Sparse Training from Random Initialization: Aligning Lottery Ticket Masks using Weight Symmetry¶

Meta Information¶

Conference: ICML 2025
arXiv: 2505.05143
Code: GitHub (Public)
Area: Others
Keywords: Lottery Ticket Hypothesis, Weight Symmetry, Permutation Matching, Sparse Training, Linear Mode Connectivity

TL;DR¶

This work explains why Lottery Ticket Hypothesis (LTH) masks cannot transfer to new initializations from the perspective of weight symmetry, and proposes to achieve sparse training by aligning LTH masks with the optimization basins of new initializations via permutation matching.

Background & Motivation¶

Background¶

Background: LTH: Dense networks contain sparse subnetworks that, when trained with the original initialization, can match the performance of the dense network.

Limitations of Prior Work¶

Limitations of Prior Work: Core Problem: LTH masks are tied to the initialization from which they were found and cannot be transferred to a new random initialization.

Key Challenge¶

Key Challenge: Weight Symmetry: Neural networks exhibit permutation invariance, where swapping two neurons in the same layer does not alter functionality.

Core Idea¶

Core Idea: Hypothesis: Mask transfer fails because the optimization basin of the LTH mask is not aligned with that of the new initialization.

Method¶

1. Core Hypothesis¶

Models trained from different random initializations converge to the same basin (modulo permutation); therefore, LTH masks require corresponding permutations to align with new initializations.

2. Permutation Matching¶

Activation matching (Ainsworth et al., 2023) is used to find the permutation mapping $\pi$: $$\pi_l = \arg\min_\pi \|Z_l^B - \pi Z_l^A\| = \arg\max_\pi \langle \pi, Z^B(Z^A)^\top \rangle_F$$ The linear assignment problem is solved via the Hungarian algorithm.

3. Mask Alignment¶

Train models A and B to convergence.
Find the permutation $\pi$ using activation matching to align $\pi(w_A^{t=T})$ with $w_B^{t=T}$.
Permute the LTH mask $m_A$ to $\pi(m_A)$.
Start sparse training with $\pi(m_A)$ starting from $w_B^{t=k}$ (rewinding point).

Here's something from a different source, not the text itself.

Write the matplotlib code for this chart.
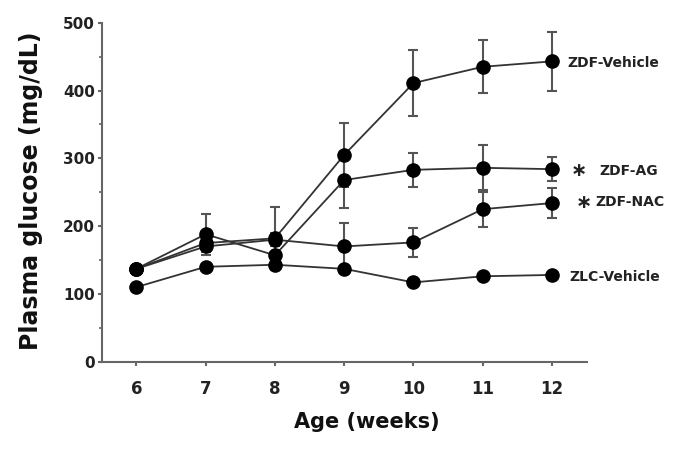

4. Variance Collapse Repair¶

The REPAIR method is used to correct the variance collapse of activation statistics in interpolated networks, validating the linear mode connectivity.

Experiments¶

Main Results¶

Dataset/Model	Sparsity	naive vs permuted Gap
ResNet20/CIFAR-10	90%	permuted is significantly better than naive
ResNet20/CIFAR-100	90%	Consistent advantage
VGG11/CIFAR-10	90%	permuted is close to LTH
ResNet50/ImageNet	95%	permuted outperforms naive by about 2%

Width Effect¶

Wider models lead to more accurate permutation matching, reducing the gap between permuted and LTH (progressively narrowing from width=1 to 16).

Diversity Analysis (Table 1)¶

Method	Test Accuracy	Ensemble Accuracy	Disagreement	KL	JS
LTH	91.15%	91.43%	0.035	0.038	0.011
Permuted	89.38%	91.75%	0.107	0.273	0.091

The Permuted method exhibits significantly higher functional diversity than LTH, which in turn leads to better ensemble performance.

Highlights & Insights¶

Novel Insight: Understanding the non-transferability of LTH masks from the perspective of weight symmetry.
Corrected the conclusion of Paul et al. (2023) that LTH and dense solutions do not reside in the same basin (they are connected after accounting for variance collapse).
The permuted models exhibit much higher functional diversity than LTH, which is beneficial for ensembling.
The method is simple, requiring only standard activation matching and mask permutation.

Limitations & Future Work¶

Requires training two dense models to obtain the permutation mapping, which increases computational cost.
Permutation matching is an NP-hard problem; greedy solutions are not precise enough on ImageNet.
Current hardware cannot efficiently exploit unstructured sparsity.
Model pruning may introduce algorithmic bias (Hooker et al., 2020).

Rating¶

⭐⭐⭐⭐ Explains the limitations of LTH from a symmetry perspective with strong insight. The experiments comprehensively demonstrate the effectiveness and diversity advantages of mask alignment.